Extract the lines of the material below, beginning with the first and ending with the line that holds "80, 90, 100];". Skip every picture.

#####

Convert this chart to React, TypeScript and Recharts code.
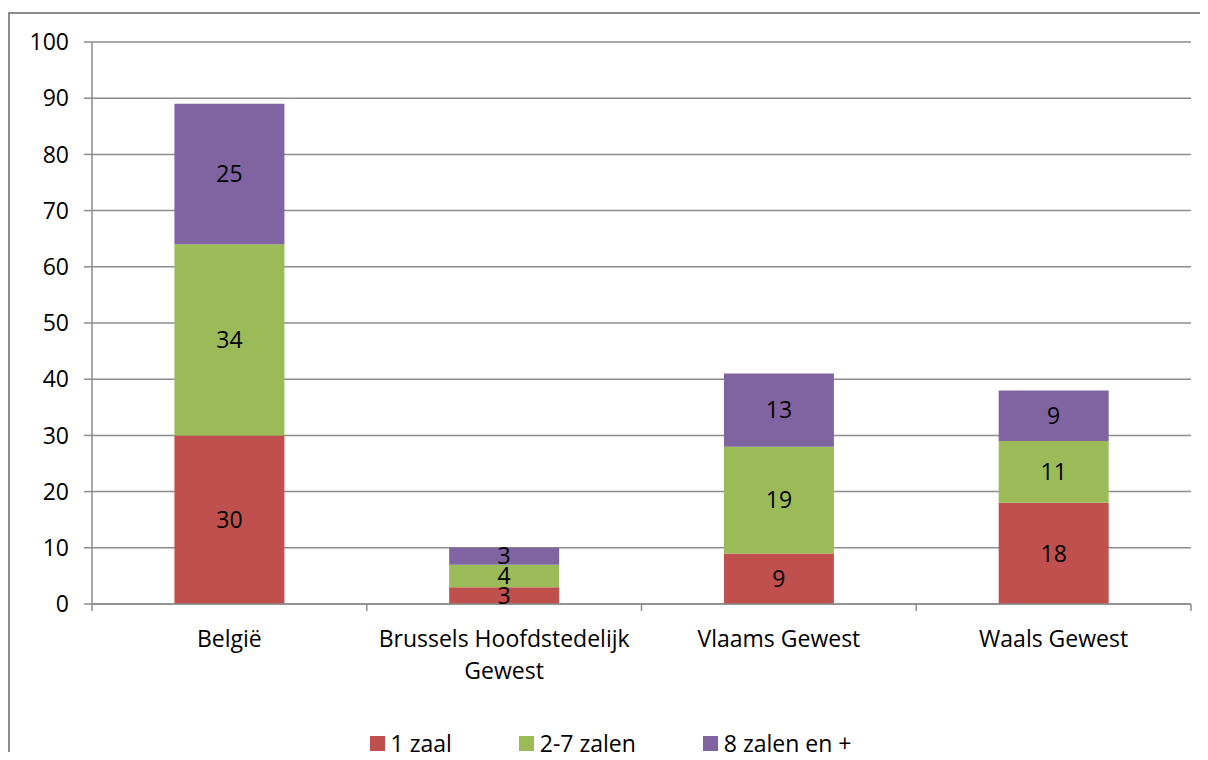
import { BarChart, Bar, XAxis, YAxis, CartesianGrid, Legend, LabelList } from 'recharts';

const regions = ['België', 'Brussels Hoofdstedelijk Gewest', 'Vlaams Gewest', 'Waals Gewest'];
const oneScreen = [30, 3, 9, 18];
const twoToSeven = [34, 4, 19, 11];
const eightPlus = [25, 3, 13, 9];
const seriesNames = ['1 zaal', '2-7 zalen', '8 zalen en +'];
const yTicks = [0, 10, 20, 30, 40, 50, 60, 70, 80, 90, 100];

const COLORS = ['#C0504D', '#9BBB59', '#8064A2'];
const AXIS = '#8c8c8c';
const FONT = "'Open Sans', sans-serif";
const FONT_SIZE = 23;
const W = 1208;
const H = 760;
const MARGIN = { top: 42, right: 17, left: 0, bottom: 0 };
const Y_AXIS_W = 92;

const data = regions.map((region, i) => ({
  region,
  small: oneScreen[i],
  medium: twoToSeven[i],
  large: eightPlus[i],
}));

// greedy word wrap, measured with a canvas so it does not depend on layout
let measureCtx: CanvasRenderingContext2D | null = null;
function wrapLabel(label: string, maxWidth: number): string[] {
  if (!measureCtx) {
    measureCtx = document.createElement('canvas').getContext('2d');
  }
  const ctx = measureCtx;
  if (!ctx) return [label];
  ctx.font = `${FONT_SIZE}px ${FONT}`;
  const lines: string[] = [];
  let current = '';
  for (const word of label.split(' ')) {
    const next = current ? `${current} ${word}` : word;
    if (current && ctx.measureText(next).width > maxWidth) {
      lines.push(current);
      current = word;
    } else {
      current = next;
    }
  }
  if (current) lines.push(current);
  return lines;
}

// category label plus tick marks on the band edges instead of the centres
function RegionTick(props: any) {
  const { x, y, payload, index, visibleTicksCount } = props;
  const plotW = W - MARGIN.right - Y_AXIS_W;
  const band = plotW / visibleTicksCount;
  const left = x - band / 2;
  const right = x + band / 2;
  const lines = wrapLabel(String(payload.value), band - 10);
  return (
    <g>
      <line x1={left} x2={left} y1={y} y2={y + 7} stroke={AXIS} strokeWidth={1.5} />
      {index === visibleTicksCount - 1 && (
        <line x1={right} x2={right} y1={y} y2={y + 7} stroke={AXIS} strokeWidth={1.5} />
      )}
      <text x={x} y={y + 43} textAnchor="middle" fontSize={FONT_SIZE} fontFamily={FONT} fill="#000">
        {lines.map((line, i) => (
          <tspan key={i} x={x} dy={i === 0 ? 0 : 32}>
            {line}
          </tspan>
        ))}
      </text>
    </g>
  );
}

function SquareLegend({ payload }: any) {
  return (
    <div
      style={{
        height: 40,
        boxSizing: 'border-box',
        paddingTop: 12,
        paddingLeft: 30,
        display: 'flex',
        justifyContent: 'center',
        alignItems: 'flex-start',
        gap: 67,
        fontFamily: FONT,
        fontSize: FONT_SIZE,
        lineHeight: '23px',
        color: '#000',
      }}
    >
      {(payload || []).map((entry: any) => (
        <div key={entry.value} style={{ display: 'flex', alignItems: 'center', gap: 6, height: 23 }}>
          <span style={{ width: 15, height: 15, background: entry.color, display: 'inline-block' }} />
          <span>{entry.value}</span>
        </div>
      ))}
    </div>
  );
}

export default function App() {
  return (
    <div
      style={{
        position: 'relative',
        width: W,
        height: H,
        margin: -8,
        overflow: 'hidden',
        background: '#fff',
        fontFamily: FONT,
      }}
    >
      <div style={{ position: 'absolute', left: 0, top: 0, zIndex: 1 }}>
        <BarChart width={W} height={H} data={data} margin={MARGIN} barCategoryGap="30%">
          <CartesianGrid vertical={false} stroke={AXIS} strokeWidth={1.5} />
          <XAxis
            dataKey="region"
            tick={<RegionTick />}
            tickLine={false}
            tickSize={0}
            tickMargin={0}
            height={116}
            interval={0}
            axisLine={{ stroke: AXIS, strokeWidth: 1.5 }}
          />
          <YAxis
            domain={[0, 100]}
            ticks={yTicks}
            width={Y_AXIS_W}
            tickSize={8}
            tickMargin={15}
            tick={{ fill: '#000', fontSize: FONT_SIZE, fontFamily: FONT }}
            tickLine={{ stroke: AXIS, strokeWidth: 1.5 }}
            axisLine={{ stroke: AXIS, strokeWidth: 1.5 }}
          />
          <Legend verticalAlign="bottom" content={<SquareLegend />} />
          <Bar dataKey="small" name={seriesNames[0]} stackId="a" fill={COLORS[0]} isAnimationActive={false}>
            <LabelList dataKey="small" position="center" fill="#000" fontSize={FONT_SIZE} fontFamily={FONT} />
          </Bar>
          <Bar dataKey="medium" name={seriesNames[1]} stackId="a" fill={COLORS[1]} isAnimationActive={false}>
            <LabelList dataKey="medium" position="center" fill="#000" fontSize={FONT_SIZE} fontFamily={FONT} />
          </Bar>
          <Bar dataKey="large" name={seriesNames[2]} stackId="a" fill={COLORS[2]} isAnimationActive={false}>
            <LabelList dataKey="large" position="center" fill="#000" fontSize={FONT_SIZE} fontFamily={FONT} />
          </Bar>
        </BarChart>
      </div>
      {/* outer frame: only its top and left edges fall inside the view */}
      <div style={{ position: 'absolute', left: 8, top: 12, width: W, height: 2, background: AXIS, zIndex: 5 }} />
      <div style={{ position: 'absolute', left: 8, top: 12, width: 2, height: H, background: AXIS, zIndex: 5 }} />
      {/* chart title, sitting mostly above the visible area */}
      <svg
        width={W}
        height={20}
        style={{ position: 'absolute', left: 0, top: 0, zIndex: 6, pointerEvents: 'none' }}
      >
        <text
          x={277}
          y={-1}
          textLength={383}
          lengthAdjust="spacingAndGlyphs"
          fontFamily={FONT}
          fontWeight="bold"
          fontSize={28}
          fill="#E1552B"
        >
          Bioscopen per omvang (2011)
        </text>
      </svg>
    </div>
  );
}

#####

#### Problem solution:
Convert this chart to React, TypeScript and Recharts code.
import { BarChart, Bar, XAxis, YAxis, CartesianGrid, Legend, LabelList } from 'recharts';

const regions = ['België', 'Brussels Hoofdstedelijk Gewest', 'Vlaams Gewest', 'Waals Gewest'];
const oneScreen = [30, 3, 9, 18];
const twoToSeven = [34, 4, 19, 11];
const eightPlus = [25, 3, 13, 9];
const seriesNames = ['1 zaal', '2-7 zalen', '8 zalen en +'];
const yTicks = [0, 10, 20, 30, 40, 50, 60, 70, 80, 90, 100];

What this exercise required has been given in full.